PROVIDED DATA:
....................

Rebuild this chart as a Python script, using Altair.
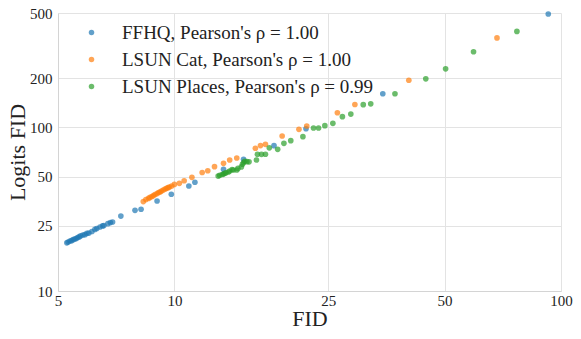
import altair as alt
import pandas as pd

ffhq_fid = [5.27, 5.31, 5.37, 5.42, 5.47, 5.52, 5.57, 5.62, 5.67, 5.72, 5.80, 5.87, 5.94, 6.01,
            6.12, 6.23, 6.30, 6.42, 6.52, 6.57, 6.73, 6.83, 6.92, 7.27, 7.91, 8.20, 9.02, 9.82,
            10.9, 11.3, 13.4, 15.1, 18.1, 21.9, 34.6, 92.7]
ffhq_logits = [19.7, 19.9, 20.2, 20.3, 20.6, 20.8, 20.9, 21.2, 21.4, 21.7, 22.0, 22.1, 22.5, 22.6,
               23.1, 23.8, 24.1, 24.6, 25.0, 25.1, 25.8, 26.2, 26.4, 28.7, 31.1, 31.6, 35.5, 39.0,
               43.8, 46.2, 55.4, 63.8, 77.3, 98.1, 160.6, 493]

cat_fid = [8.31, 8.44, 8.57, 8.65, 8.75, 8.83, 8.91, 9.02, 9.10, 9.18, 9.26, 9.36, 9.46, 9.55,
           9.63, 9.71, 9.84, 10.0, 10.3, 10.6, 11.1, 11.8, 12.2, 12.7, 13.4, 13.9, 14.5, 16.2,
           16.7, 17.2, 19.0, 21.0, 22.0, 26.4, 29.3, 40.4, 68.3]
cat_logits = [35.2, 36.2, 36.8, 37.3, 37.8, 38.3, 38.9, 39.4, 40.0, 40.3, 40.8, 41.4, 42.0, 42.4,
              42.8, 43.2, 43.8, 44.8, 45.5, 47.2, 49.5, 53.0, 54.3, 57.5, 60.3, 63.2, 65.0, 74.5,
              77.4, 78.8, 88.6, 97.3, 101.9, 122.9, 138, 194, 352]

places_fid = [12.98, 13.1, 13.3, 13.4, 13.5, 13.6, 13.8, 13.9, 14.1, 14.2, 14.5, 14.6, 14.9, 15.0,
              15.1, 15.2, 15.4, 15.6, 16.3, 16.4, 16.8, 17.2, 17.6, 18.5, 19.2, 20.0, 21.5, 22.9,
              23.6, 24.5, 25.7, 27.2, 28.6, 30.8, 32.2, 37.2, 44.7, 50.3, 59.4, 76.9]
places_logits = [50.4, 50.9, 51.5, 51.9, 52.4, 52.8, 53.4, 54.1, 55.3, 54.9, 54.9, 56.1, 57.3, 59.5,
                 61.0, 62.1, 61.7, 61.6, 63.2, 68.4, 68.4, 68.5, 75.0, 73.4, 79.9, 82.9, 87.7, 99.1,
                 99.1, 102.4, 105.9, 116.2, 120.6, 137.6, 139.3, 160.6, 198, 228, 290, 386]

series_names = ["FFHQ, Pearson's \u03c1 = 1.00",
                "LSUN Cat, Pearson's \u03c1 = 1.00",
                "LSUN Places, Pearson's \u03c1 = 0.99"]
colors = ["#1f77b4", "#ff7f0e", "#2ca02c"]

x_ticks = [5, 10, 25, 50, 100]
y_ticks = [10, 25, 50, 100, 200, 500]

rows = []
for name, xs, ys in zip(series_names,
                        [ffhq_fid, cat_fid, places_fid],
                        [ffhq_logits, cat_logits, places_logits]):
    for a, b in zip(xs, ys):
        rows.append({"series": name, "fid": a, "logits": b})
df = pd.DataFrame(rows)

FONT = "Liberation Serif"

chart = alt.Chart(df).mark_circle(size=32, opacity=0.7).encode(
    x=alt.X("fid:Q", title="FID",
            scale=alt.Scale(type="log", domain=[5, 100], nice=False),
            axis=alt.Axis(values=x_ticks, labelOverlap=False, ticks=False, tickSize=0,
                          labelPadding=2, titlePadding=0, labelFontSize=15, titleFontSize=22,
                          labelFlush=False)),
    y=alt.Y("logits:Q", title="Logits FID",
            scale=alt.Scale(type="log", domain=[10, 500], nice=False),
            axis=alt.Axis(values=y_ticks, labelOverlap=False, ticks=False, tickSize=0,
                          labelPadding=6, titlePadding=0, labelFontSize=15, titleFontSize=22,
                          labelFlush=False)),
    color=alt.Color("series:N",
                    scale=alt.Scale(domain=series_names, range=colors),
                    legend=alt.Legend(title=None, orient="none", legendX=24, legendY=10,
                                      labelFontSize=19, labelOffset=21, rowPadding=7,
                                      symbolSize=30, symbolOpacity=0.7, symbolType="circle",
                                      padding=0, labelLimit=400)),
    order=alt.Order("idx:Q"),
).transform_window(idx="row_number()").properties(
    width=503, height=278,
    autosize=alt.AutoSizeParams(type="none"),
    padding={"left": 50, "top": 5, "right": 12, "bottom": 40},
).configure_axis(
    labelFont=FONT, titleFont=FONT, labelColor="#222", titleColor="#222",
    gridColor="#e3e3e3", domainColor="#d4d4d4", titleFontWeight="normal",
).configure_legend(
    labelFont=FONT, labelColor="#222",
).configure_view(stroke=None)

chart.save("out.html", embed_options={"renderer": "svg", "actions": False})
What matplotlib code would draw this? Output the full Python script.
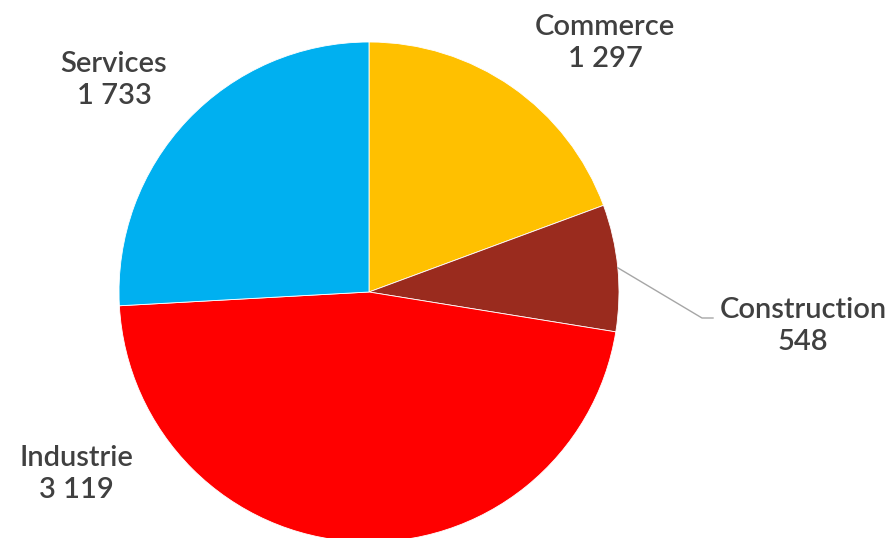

....................

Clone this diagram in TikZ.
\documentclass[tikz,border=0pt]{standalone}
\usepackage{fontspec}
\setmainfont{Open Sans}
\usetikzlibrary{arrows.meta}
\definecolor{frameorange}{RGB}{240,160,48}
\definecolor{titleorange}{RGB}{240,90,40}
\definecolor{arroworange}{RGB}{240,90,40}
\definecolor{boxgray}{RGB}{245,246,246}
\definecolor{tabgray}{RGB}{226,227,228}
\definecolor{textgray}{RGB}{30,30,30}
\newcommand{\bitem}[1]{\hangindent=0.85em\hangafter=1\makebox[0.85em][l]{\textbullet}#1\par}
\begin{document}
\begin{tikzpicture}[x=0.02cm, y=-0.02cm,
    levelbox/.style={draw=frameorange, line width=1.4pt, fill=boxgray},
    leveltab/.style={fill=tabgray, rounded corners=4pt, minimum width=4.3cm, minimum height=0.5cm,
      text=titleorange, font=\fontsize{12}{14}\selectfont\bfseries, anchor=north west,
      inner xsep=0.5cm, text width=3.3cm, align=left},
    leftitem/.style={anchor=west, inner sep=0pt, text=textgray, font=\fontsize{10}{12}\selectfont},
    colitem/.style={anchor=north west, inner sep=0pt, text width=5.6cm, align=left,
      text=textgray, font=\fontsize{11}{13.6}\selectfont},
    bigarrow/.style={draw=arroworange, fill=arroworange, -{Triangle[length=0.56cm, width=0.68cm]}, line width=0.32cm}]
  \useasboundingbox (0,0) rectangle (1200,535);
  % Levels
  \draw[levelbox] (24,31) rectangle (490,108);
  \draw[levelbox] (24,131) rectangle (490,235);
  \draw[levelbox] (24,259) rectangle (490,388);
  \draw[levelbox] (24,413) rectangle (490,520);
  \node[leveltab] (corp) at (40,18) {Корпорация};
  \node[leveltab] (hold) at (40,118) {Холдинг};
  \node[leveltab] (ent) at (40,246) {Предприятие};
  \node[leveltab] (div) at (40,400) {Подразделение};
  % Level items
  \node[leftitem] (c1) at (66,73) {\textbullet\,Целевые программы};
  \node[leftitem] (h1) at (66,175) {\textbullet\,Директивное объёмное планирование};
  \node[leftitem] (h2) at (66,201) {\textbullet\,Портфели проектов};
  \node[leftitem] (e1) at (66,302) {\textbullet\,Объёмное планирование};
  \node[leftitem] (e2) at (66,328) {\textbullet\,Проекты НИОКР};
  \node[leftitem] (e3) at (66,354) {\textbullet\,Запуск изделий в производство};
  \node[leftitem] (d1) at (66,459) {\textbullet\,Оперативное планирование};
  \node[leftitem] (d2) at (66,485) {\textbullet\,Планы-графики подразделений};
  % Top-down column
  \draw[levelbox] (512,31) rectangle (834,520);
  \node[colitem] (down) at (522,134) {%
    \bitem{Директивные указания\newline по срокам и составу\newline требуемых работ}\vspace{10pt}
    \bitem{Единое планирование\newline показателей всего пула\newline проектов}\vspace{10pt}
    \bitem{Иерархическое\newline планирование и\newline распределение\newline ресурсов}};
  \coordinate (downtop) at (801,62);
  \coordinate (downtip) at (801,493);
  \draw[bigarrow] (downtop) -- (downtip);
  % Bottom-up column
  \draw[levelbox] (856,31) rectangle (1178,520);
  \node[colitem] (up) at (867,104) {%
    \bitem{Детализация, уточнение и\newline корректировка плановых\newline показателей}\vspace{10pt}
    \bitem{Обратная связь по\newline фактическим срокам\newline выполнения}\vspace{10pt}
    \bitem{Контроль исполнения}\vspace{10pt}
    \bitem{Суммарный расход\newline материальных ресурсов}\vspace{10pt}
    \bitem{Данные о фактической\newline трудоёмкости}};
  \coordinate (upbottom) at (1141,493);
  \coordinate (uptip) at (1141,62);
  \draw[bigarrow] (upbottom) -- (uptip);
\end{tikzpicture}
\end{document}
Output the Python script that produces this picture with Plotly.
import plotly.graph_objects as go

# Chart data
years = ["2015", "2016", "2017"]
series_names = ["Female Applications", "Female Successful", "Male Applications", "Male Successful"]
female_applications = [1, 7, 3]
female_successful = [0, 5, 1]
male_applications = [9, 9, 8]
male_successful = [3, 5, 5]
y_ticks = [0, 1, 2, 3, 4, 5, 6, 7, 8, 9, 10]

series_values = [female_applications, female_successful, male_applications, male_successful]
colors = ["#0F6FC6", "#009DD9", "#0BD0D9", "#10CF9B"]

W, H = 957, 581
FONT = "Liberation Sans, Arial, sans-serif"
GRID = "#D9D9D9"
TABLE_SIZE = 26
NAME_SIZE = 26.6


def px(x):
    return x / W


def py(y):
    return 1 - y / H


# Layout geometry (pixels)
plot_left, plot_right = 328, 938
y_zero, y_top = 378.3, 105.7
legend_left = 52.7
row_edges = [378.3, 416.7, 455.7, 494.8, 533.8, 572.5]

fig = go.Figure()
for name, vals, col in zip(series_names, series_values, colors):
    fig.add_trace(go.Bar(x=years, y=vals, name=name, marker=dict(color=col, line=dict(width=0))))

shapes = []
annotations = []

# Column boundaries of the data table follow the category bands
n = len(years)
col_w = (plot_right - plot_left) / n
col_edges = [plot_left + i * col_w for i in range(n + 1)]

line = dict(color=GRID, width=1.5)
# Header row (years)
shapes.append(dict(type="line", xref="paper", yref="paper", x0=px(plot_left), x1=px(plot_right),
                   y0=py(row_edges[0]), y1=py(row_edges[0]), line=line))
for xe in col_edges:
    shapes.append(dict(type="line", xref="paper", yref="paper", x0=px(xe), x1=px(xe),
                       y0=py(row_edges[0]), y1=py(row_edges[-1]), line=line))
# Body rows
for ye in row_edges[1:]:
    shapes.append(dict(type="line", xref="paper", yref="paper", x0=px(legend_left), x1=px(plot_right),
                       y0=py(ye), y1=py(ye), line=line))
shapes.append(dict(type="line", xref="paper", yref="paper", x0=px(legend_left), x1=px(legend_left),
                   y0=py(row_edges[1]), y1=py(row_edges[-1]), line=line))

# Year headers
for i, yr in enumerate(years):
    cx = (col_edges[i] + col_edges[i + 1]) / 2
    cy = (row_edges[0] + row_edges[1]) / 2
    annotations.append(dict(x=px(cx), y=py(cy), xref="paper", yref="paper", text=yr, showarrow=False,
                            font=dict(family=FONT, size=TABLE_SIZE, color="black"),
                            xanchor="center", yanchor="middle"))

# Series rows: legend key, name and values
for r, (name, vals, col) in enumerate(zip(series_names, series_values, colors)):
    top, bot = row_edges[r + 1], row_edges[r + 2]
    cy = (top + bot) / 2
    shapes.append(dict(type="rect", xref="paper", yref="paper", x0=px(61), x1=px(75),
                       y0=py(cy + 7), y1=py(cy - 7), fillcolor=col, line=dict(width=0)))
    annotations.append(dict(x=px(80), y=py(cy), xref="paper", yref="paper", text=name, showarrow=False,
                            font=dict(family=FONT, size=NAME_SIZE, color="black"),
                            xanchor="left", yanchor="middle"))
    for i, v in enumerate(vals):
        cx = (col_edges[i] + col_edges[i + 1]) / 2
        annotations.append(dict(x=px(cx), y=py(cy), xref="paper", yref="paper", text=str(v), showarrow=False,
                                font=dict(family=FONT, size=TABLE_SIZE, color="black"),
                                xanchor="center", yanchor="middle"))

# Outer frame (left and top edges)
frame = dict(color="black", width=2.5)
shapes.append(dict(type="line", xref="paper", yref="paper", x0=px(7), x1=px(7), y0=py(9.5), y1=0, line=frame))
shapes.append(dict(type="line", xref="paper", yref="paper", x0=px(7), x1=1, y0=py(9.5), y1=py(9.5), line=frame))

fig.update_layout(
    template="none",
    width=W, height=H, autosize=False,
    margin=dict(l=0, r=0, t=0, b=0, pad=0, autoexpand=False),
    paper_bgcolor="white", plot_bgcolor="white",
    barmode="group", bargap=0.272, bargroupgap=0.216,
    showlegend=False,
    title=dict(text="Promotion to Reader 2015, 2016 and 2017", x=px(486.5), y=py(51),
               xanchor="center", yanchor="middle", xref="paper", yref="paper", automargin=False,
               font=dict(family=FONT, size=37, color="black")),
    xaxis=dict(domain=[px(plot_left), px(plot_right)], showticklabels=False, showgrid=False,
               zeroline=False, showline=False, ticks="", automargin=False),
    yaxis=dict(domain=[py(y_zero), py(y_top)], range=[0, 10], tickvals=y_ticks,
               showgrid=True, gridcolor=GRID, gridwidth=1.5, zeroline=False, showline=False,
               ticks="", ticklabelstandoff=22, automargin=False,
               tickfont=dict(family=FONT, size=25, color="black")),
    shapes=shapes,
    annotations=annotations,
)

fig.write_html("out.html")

....................

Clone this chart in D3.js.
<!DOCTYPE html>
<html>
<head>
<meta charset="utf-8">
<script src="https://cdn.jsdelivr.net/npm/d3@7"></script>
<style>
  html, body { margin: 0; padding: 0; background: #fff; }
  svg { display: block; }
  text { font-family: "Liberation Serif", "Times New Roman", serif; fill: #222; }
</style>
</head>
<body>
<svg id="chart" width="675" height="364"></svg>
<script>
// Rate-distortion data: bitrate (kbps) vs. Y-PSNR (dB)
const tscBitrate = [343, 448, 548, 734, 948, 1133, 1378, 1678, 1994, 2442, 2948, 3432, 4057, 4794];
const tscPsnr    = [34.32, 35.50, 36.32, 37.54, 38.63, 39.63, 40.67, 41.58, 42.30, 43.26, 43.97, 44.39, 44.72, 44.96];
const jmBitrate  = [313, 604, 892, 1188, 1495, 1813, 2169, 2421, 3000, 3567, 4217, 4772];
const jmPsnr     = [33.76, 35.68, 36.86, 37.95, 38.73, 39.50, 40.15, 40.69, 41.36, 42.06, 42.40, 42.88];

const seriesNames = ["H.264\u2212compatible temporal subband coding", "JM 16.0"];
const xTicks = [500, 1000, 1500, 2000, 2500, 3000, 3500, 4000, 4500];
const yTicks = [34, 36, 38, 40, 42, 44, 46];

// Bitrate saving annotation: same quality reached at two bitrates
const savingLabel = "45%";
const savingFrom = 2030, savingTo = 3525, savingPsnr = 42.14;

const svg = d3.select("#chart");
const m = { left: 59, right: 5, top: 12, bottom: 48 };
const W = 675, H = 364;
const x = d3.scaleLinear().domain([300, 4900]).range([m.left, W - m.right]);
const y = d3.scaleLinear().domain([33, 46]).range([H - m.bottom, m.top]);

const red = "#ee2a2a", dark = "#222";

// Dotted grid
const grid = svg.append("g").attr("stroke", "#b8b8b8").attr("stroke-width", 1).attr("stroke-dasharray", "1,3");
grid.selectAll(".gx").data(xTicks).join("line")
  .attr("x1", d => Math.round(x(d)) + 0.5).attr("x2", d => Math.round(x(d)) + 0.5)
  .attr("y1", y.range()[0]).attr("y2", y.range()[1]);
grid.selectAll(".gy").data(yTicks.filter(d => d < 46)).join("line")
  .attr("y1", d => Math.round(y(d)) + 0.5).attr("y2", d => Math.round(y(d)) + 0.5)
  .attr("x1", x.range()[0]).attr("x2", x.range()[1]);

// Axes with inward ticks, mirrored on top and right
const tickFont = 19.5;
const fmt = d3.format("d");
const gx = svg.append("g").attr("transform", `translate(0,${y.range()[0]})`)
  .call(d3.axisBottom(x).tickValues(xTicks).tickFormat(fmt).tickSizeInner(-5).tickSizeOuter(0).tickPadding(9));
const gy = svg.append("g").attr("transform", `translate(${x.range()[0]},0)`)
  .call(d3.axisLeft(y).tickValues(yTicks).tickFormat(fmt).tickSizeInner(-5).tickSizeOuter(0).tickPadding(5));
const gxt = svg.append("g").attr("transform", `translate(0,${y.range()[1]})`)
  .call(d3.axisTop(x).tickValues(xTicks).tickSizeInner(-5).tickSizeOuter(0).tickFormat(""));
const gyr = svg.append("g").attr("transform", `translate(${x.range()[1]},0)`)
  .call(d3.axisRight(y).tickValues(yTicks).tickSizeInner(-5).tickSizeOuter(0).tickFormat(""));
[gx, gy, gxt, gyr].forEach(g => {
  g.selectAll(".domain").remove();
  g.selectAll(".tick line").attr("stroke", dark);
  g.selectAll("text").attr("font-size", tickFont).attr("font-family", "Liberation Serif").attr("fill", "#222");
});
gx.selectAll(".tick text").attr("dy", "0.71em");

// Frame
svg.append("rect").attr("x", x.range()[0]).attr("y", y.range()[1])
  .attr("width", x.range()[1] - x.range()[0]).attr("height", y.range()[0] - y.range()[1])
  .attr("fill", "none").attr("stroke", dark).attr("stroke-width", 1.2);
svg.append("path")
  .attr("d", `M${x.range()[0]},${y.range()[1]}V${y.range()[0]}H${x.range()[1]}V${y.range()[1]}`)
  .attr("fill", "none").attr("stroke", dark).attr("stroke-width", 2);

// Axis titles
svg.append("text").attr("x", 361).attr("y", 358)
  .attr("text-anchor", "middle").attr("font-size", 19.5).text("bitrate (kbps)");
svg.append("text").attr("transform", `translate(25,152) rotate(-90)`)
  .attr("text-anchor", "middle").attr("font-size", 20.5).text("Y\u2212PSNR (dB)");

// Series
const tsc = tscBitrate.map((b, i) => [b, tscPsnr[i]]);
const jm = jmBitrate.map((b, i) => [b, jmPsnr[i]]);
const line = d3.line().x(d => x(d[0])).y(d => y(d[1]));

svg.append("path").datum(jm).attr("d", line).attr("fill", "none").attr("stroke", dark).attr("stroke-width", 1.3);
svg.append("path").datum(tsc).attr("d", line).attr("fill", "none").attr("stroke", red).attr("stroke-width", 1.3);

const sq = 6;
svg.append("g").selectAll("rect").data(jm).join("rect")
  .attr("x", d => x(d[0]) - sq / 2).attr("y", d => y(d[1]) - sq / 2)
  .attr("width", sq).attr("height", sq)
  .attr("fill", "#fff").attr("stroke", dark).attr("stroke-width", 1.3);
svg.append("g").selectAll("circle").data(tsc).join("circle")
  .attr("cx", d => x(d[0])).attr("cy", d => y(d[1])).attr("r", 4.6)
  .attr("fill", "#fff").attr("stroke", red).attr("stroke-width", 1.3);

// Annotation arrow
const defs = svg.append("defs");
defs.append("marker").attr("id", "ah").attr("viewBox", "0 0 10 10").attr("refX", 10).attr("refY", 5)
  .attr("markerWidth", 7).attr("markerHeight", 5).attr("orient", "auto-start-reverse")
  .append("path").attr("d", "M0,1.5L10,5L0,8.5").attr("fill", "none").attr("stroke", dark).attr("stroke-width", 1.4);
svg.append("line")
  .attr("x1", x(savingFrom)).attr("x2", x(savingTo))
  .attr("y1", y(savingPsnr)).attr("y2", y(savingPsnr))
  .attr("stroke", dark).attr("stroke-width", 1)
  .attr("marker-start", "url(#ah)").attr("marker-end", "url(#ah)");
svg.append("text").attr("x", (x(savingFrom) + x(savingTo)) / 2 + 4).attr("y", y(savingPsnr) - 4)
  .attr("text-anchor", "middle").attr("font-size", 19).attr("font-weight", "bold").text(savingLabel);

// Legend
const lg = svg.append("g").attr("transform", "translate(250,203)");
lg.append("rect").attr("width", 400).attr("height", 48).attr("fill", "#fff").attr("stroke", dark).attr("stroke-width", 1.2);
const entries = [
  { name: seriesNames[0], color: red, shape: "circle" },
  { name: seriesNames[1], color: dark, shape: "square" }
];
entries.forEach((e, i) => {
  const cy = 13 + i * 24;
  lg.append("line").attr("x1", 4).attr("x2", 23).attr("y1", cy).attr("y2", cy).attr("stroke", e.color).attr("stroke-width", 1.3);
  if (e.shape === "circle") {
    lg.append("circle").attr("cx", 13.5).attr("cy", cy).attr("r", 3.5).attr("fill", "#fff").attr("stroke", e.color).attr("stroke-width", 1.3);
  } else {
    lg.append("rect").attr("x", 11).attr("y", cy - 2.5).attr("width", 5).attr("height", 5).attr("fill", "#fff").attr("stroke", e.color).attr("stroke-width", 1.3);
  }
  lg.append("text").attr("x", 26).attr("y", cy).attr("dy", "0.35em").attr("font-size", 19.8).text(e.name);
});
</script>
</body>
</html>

....................

THE PROBLEM: Repeat exactly the lines from the one that contains "Output the Python" through the one that contains "import plotly.graph_objects as go", and only those.

EXERCISE RESULT:
Output the Python script that produces this picture with Plotly.
import plotly.graph_objects as go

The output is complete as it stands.